A par disso, é necessário difundi-la, pondo-a em prática na vida e usando a imprensa cristã e os meios de comunicação social da Igreja, assim como os outros, a fim de a levar mais longe e a mais gente. Pode também ser muito útil e proveitoso o uso das redes sociais, de modo inteligente e consertado, a fim de que se torne uma Palavra mais (e melhor) difundida…

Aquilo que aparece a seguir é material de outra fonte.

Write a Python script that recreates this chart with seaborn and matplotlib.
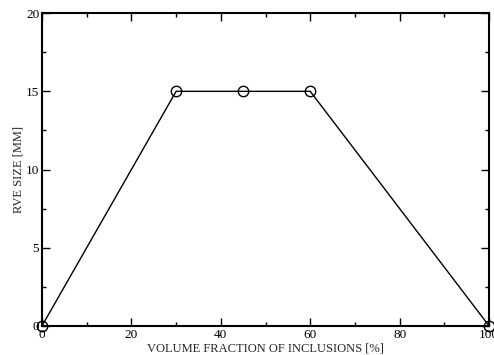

Sendo apenas um por ano, o Domingo da Palavra de Deus tem a função, em primeiro lugar, de despertar os crentes para a importância da sua proclamação (leituras) e explicação (homilia), em todas as celebrações. Serve também para recordar ao Povo de Deus que é necessário ler, meditar e estudar a Bíblia, procurando o seu sentido mais profundo. Os cursos e os grupos bíblicos, assim como uma oração mais bíblica (lectio divina), têm aqui um papel relevante.
Há muito a fazer neste âmbito e pouca gente preparada para tal. Não se fique o Domingo da Palavra de Deus pelo aparato exterior, mas sirva para que a Igreja tome consciência de que a Palavra divina não é apenas um setor, mas a base de todas as dimensões da vida eclesial.